▶ **YOUR GOAL**
Go through the listing and copy every line word for word.

⁂

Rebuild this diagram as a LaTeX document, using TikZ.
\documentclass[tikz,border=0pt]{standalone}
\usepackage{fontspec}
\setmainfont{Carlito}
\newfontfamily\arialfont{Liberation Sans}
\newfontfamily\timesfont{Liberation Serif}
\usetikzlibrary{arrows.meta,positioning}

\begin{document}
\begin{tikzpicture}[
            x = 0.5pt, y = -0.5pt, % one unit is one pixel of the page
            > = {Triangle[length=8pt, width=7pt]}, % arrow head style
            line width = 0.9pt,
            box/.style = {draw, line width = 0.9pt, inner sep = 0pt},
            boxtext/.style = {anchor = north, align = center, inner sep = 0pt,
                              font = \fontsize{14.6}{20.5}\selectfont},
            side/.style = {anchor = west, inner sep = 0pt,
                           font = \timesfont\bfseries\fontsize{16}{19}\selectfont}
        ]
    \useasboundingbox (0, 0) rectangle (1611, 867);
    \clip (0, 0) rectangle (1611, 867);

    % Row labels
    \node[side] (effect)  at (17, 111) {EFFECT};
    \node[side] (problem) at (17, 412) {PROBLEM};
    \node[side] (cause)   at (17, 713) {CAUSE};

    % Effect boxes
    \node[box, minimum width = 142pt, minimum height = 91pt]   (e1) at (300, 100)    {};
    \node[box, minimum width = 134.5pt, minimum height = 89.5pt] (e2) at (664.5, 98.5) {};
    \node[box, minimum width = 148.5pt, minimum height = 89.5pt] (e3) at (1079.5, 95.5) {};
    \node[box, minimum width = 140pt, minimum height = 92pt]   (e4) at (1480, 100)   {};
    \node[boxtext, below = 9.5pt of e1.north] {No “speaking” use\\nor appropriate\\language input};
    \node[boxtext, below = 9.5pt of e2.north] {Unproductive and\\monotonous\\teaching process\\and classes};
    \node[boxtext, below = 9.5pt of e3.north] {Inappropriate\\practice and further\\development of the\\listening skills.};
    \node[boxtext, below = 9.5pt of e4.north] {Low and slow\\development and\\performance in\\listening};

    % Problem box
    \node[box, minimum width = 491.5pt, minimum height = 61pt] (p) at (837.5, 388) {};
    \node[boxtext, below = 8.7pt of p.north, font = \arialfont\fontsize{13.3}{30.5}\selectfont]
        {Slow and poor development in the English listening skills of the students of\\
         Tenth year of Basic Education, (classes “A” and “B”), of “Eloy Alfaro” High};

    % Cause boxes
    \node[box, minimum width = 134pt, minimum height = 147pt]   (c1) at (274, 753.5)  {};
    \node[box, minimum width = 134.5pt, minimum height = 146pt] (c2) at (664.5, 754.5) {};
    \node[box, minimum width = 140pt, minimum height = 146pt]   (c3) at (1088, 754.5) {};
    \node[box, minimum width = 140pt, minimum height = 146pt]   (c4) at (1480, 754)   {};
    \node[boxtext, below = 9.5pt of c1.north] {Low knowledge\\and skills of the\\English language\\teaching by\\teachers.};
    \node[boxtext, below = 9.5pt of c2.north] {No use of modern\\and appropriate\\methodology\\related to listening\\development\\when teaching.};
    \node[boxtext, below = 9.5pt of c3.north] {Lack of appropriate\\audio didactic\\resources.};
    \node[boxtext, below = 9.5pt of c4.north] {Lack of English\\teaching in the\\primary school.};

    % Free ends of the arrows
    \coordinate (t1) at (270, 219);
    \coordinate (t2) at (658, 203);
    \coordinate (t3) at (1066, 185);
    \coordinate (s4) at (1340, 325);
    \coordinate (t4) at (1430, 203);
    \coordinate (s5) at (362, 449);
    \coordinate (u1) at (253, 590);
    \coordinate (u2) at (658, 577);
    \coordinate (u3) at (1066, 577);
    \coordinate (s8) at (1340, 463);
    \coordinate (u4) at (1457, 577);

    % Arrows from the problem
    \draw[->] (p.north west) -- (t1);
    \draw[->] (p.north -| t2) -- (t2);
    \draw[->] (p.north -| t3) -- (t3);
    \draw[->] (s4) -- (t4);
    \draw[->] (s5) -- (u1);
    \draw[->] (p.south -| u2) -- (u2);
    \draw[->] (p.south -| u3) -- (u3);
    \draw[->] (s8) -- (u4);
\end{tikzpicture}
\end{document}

⁂

▶ **EXERCISE ANSWER**
Rebuild this diagram as a LaTeX document, using TikZ.
\documentclass[tikz,border=0pt]{standalone}
\usepackage{fontspec}
\setmainfont{Carlito}
\newfontfamily\arialfont{Liberation Sans}
\newfontfamily\timesfont{Liberation Serif}
\usetikzlibrary{arrows.meta,positioning}

\begin{document}
\begin{tikzpicture}[
            x = 0.5pt, y = -0.5pt, % one unit is one pixel of the page
            > = {Triangle[length=8pt, width=7pt]}, % arrow head style
            line width = 0.9pt,
            box/.style = {draw, line width = 0.9pt, inner sep = 0pt},
            boxtext/.style = {anchor = north, align = center, inner sep = 0pt,
                              font = \fontsize{14.6}{20.5}\selectfont},
            side/.style = {anchor = west, inner sep = 0pt,
                           font = \timesfont\bfseries\fontsize{16}{19}\selectfont}
        ]
    \useasboundingbox (0, 0) rectangle (1611, 867);
    \clip (0, 0) rectangle (1611, 867);

    % Row labels
    \node[side] (effect)  at (17, 111) {EFFECT};
    \node[side] (problem) at (17, 412) {PROBLEM};
    \node[side] (cause)   at (17, 713) {CAUSE};

    % Effect boxes
    \node[box, minimum width = 142pt, minimum height = 91pt]   (e1) at (300, 100)    {};
    \node[box, minimum width = 134.5pt, minimum height = 89.5pt] (e2) at (664.5, 98.5) {};
    \node[box, minimum width = 148.5pt, minimum height = 89.5pt] (e3) at (1079.5, 95.5) {};
    \node[box, minimum width = 140pt, minimum height = 92pt]   (e4) at (1480, 100)   {};
    \node[boxtext, below = 9.5pt of e1.north] {No “speaking” use\\nor appropriate\\language input};
    \node[boxtext, below = 9.5pt of e2.north] {Unproductive and\\monotonous\\teaching process\\and classes};
    \node[boxtext, below = 9.5pt of e3.north] {Inappropriate\\practice and further\\development of the\\listening skills.};
    \node[boxtext, below = 9.5pt of e4.north] {Low and slow\\development and\\performance in\\listening};

    % Problem box
    \node[box, minimum width = 491.5pt, minimum height = 61pt] (p) at (837.5, 388) {};
    \node[boxtext, below = 8.7pt of p.north, font = \arialfont\fontsize{13.3}{30.5}\selectfont]
        {Slow and poor development in the English listening skills of the students of\\
         Tenth year of Basic Education, (classes “A” and “B”), of “Eloy Alfaro” High};

    % Cause boxes
    \node[box, minimum width = 134pt, minimum height = 147pt]   (c1) at (274, 753.5)  {};
    \node[box, minimum width = 134.5pt, minimum height = 146pt] (c2) at (664.5, 754.5) {};
    \node[box, minimum width = 140pt, minimum height = 146pt]   (c3) at (1088, 754.5) {};
    \node[box, minimum width = 140pt, minimum height = 146pt]   (c4) at (1480, 754)   {};
    \node[boxtext, below = 9.5pt of c1.north] {Low knowledge\\and skills of the\\English language\\teaching by\\teachers.};
    \node[boxtext, below = 9.5pt of c2.north] {No use of modern\\and appropriate\\methodology\\related to listening\\development\\when teaching.};
    \node[boxtext, below = 9.5pt of c3.north] {Lack of appropriate\\audio didactic\\resources.};
    \node[boxtext, below = 9.5pt of c4.north] {Lack of English\\teaching in the\\primary school.};

    % Free ends of the arrows
    \coordinate (t1) at (270, 219);
    \coordinate (t2) at (658, 203);
    \coordinate (t3) at (1066, 185);
    \coordinate (s4) at (1340, 325);
    \coordinate (t4) at (1430, 203);
    \coordinate (s5) at (362, 449);
    \coordinate (u1) at (253, 590);
    \coordinate (u2) at (658, 577);
    \coordinate (u3) at (1066, 577);
    \coordinate (s8) at (1340, 463);
    \coordinate (u4) at (1457, 577);

    % Arrows from the problem
    \draw[->] (p.north west) -- (t1);
    \draw[->] (p.north -| t2) -- (t2);
    \draw[->] (p.north -| t3) -- (t3);
    \draw[->] (s4) -- (t4);
    \draw[->] (s5) -- (u1);
    \draw[->] (p.south -| u2) -- (u2);
    \draw[->] (p.south -| u3) -- (u3);
    \draw[->] (s8) -- (u4);
\end{tikzpicture}
\end{document}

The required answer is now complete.